[infinispan-dev] Let me understand DIST

Thu Mar 22 10:10:21 EDT 2012

On Sun, Mar 18, 2012 at 12:51 PM, Bela Ban <bban at redhat.com> wrote:
>
> Let's take a look at an example:
>
> - Nodes are N1-N5, keys are 1-10
>
> With the current state transfer, we'd serialize the 10 keys into a
> buffer of (say) 10. That buffer is then sent to (say) all nodes, so we
> have 5 messages of 10 = 50.
>
> Now say the keys are only sent to the nodes which should store them:
> - N1: 1, 5, 9
> - N2: 1,2, 5,6, 9,10
> - N3: 2,3 6,7, 10
> - N4: 3,4 7,8
> - N5: 4,8
>
> This is a total of 5 messages of sizes 3, 6, 5, 4 and 2 = 20. The
> biggest message is 6, and the total size of half of the current approach.
>
> Wrt serialization: we could maintain a simple hashmap of the current
> keys serialized, e.g.
> - N1: we serialize keys 1, 5 and 9 and add them to the hashmap
> - N2: we serialize keys 2, 6 and 10 and add them to the hashmap. Keys 1,
> 5 and 9 have already been serialized and the byte buffer of their values
> can just be reused from the hashmap.
>
>
> If we do this intelligently, we could sort this temp hashmap (we do know
> the hashwheel after all, don't we), and remove keys/values that were
> already sent, as they're not going to be used again. This would reduce
> the max memory spike for the temp hashmap.
>
>
>> So when the cluster is small and all the owners would receive most of
>> the keys anyway, the savings in deserialization are offset by the
>> increased costs in serialization.
>
>
> You don't serialize the same key twice, see above. You just copy the
> buffer into the resulting buffer, this is very efficient.

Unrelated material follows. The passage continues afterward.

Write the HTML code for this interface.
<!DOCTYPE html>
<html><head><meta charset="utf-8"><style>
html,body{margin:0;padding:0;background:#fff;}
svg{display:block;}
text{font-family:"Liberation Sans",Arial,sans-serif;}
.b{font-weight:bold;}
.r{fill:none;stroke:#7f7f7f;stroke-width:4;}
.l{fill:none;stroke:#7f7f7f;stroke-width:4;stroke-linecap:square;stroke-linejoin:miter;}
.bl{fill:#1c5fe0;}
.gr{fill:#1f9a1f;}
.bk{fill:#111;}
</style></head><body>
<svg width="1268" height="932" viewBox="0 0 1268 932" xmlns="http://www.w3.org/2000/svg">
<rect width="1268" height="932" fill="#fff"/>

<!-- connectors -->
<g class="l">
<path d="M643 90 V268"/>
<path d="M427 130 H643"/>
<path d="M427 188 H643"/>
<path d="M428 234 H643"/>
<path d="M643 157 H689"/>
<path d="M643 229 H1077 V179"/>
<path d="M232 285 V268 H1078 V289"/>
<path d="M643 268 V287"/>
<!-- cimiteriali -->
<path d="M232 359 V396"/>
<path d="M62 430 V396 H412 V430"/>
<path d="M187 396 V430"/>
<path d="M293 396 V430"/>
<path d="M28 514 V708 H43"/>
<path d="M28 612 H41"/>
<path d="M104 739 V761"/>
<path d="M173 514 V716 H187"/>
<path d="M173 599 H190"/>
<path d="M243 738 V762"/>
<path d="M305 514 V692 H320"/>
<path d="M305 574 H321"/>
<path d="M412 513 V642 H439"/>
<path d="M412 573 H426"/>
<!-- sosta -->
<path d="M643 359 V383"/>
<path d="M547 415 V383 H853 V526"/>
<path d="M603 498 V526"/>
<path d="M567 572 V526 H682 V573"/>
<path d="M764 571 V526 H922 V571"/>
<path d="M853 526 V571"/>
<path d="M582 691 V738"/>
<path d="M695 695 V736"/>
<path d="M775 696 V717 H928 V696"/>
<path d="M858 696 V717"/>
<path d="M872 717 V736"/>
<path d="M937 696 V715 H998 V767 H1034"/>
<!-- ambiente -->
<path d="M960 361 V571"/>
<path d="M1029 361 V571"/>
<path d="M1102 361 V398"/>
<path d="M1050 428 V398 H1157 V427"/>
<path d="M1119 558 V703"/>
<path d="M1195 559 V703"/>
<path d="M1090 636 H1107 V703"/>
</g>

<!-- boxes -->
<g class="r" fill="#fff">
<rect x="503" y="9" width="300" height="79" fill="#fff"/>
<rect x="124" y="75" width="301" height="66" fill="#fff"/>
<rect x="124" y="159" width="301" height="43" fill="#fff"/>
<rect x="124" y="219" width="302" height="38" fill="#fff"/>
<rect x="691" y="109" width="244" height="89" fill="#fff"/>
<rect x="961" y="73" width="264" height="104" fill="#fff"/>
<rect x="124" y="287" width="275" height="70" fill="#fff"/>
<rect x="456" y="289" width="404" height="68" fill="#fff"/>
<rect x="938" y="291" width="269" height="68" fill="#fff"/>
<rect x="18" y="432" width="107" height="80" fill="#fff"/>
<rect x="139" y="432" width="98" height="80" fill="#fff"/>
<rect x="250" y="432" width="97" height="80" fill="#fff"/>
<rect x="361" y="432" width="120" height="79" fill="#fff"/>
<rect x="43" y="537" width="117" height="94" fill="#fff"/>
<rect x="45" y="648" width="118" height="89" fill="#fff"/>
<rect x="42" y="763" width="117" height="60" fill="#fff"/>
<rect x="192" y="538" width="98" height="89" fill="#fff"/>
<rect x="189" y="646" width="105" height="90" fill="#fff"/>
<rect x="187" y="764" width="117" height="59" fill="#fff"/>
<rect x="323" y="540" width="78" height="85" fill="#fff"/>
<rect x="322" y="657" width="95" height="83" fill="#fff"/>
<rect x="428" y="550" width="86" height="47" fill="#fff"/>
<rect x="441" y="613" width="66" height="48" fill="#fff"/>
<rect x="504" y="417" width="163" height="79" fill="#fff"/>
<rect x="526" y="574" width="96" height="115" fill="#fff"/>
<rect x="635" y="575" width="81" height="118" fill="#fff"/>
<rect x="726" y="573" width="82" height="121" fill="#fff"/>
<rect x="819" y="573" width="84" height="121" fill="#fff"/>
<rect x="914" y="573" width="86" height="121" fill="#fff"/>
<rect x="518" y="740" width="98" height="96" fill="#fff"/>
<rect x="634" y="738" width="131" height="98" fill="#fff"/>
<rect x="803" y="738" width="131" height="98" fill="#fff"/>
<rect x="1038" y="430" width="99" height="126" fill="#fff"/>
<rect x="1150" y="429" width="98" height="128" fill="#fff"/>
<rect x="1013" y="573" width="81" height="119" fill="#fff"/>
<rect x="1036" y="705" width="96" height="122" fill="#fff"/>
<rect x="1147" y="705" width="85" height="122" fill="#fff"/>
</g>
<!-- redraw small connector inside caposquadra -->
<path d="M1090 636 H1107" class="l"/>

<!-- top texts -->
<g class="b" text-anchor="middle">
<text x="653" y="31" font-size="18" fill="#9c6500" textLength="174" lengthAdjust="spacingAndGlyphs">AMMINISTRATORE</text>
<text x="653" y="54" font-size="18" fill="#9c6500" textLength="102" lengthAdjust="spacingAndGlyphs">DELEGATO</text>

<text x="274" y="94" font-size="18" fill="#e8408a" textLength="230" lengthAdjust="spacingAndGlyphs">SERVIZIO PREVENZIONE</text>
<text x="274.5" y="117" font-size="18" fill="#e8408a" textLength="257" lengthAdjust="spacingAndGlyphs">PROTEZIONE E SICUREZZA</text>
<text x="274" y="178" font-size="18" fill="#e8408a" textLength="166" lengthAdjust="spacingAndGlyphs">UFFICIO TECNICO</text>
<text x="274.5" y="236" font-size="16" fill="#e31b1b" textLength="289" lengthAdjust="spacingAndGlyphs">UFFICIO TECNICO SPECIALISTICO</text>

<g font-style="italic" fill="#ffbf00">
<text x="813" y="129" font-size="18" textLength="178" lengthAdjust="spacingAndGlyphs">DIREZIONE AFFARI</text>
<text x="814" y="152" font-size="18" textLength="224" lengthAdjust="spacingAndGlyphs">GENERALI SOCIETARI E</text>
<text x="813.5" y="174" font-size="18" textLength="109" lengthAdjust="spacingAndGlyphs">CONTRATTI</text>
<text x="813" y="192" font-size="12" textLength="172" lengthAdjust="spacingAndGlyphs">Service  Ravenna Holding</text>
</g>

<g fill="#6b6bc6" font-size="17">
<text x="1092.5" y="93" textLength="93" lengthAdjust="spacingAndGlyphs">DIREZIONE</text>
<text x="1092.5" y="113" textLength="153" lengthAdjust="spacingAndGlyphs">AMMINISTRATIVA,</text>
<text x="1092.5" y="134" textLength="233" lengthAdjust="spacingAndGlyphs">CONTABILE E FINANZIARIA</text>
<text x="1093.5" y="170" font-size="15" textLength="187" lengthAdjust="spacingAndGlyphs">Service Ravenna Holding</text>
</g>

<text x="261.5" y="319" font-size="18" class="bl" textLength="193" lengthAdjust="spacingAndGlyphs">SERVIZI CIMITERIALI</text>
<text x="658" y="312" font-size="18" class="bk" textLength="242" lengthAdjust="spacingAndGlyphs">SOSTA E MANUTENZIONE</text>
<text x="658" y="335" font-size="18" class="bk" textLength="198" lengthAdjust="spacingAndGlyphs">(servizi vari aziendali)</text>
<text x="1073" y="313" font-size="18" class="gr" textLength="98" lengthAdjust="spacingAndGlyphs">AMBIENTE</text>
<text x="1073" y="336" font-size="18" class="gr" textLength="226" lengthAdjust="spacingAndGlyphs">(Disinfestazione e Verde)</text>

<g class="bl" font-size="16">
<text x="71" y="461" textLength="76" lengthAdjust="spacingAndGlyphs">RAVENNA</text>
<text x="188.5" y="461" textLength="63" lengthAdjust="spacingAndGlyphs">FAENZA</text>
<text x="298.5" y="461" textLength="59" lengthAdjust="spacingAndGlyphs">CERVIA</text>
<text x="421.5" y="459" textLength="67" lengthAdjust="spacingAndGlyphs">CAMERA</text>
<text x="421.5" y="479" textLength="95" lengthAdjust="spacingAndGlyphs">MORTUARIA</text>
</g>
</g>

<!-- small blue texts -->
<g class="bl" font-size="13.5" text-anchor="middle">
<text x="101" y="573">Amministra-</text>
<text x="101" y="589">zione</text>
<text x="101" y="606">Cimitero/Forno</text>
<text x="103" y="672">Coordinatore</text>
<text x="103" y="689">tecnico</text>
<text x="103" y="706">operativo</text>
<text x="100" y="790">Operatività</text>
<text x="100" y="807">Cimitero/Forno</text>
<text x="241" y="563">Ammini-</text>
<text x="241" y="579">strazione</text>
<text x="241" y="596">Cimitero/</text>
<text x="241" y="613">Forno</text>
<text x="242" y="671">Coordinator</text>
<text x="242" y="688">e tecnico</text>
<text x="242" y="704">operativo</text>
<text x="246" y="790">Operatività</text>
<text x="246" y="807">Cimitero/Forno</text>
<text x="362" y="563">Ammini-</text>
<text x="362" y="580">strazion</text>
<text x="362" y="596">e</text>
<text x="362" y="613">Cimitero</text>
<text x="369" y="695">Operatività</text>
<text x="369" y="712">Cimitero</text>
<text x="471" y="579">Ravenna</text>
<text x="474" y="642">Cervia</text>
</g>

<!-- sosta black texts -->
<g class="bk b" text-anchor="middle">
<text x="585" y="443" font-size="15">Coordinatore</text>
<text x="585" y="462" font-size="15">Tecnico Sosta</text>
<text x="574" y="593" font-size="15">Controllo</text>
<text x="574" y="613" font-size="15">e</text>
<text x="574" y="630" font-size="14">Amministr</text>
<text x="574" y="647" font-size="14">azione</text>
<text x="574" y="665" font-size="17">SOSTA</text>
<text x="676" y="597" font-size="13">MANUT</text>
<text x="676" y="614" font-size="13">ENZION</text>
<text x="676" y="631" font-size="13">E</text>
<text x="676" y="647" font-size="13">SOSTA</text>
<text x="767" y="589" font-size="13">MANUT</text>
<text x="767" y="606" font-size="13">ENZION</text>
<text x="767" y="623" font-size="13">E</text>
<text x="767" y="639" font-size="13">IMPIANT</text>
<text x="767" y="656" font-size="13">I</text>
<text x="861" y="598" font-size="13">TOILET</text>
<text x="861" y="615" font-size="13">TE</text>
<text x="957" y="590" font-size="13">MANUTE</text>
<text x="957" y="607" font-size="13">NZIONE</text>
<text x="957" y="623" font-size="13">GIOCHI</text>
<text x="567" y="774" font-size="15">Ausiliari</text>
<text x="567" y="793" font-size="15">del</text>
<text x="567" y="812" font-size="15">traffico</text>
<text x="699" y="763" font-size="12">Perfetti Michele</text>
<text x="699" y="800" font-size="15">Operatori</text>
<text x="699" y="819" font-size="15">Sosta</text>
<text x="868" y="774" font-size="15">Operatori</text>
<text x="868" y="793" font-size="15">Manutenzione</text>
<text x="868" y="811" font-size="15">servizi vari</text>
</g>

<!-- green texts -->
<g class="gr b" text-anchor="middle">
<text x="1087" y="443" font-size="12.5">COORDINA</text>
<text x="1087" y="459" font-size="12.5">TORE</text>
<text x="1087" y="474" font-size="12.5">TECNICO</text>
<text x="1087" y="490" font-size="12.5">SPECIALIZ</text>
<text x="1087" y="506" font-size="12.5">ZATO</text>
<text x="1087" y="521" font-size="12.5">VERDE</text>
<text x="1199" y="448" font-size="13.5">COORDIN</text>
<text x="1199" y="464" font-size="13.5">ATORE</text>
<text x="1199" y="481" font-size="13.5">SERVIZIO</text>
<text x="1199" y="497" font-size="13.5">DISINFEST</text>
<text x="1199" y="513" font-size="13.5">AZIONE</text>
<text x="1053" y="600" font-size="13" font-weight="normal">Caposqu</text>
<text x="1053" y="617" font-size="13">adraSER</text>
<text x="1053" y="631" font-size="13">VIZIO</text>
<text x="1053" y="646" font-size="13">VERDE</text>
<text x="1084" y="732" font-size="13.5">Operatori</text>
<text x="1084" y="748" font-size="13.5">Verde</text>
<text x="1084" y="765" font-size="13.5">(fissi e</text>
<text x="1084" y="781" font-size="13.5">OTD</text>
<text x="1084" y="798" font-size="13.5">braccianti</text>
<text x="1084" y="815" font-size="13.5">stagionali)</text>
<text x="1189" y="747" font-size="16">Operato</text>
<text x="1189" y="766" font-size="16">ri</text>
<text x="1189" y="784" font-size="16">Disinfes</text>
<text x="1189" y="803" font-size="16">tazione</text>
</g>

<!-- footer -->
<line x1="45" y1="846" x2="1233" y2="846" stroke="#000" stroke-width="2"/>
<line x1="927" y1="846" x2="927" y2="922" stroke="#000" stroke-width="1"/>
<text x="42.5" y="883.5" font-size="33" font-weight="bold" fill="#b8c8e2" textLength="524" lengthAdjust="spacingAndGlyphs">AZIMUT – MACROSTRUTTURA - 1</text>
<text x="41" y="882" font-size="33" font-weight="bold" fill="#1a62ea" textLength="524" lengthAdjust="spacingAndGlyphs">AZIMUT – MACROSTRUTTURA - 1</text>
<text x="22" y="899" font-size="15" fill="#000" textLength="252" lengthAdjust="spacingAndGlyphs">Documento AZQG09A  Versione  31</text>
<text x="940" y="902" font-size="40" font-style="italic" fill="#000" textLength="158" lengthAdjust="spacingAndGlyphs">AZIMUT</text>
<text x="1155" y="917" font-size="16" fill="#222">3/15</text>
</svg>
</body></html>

With
> scatter/gather (NIO2, JGroups 3.3), we would not even have to copy the
> buffers, but pass all of them into the JGroups message.
>

Ok, you can avoid the multiple serialization of entries (although I
think that will need some pretty big changes to our command
serialization framework).
But you'll still have numOwners+1 copies of the entries in memory at
the same time on the command originator...

>
>>> If we have a TX which touches a lot of keys, unless we break the key set
>>> down into their associated targets, we would have to potentially
>>> transfer a *big* state !
>>>
>>
>> If we serialize the keys separately for each target, the originator
>> will have to hold in memory numOwners * numKeys serialized entries
>> until the messages are garbage collected.
>
>
> That's 20, correct. But with the current approach, it is 50 (key set of
> 10 sent to all 5 nodes).
>

Actually no: we use the same buffer in all 5 messages, so it's just 10.

>
>>  With the current approach,
>> we only have to hold in memory numKeys serialized entries on the
>> originator - at the expense of extra load on the recipients.
>
>
> You're sending the 10 serialized keys to 5 nodes, so you'll have 5
> messages with 10 each in memory, that's worse then my suggested approach.
>

There is only one copy of the buffer on the originator, although there
are 5 copies on the network and on the recipients.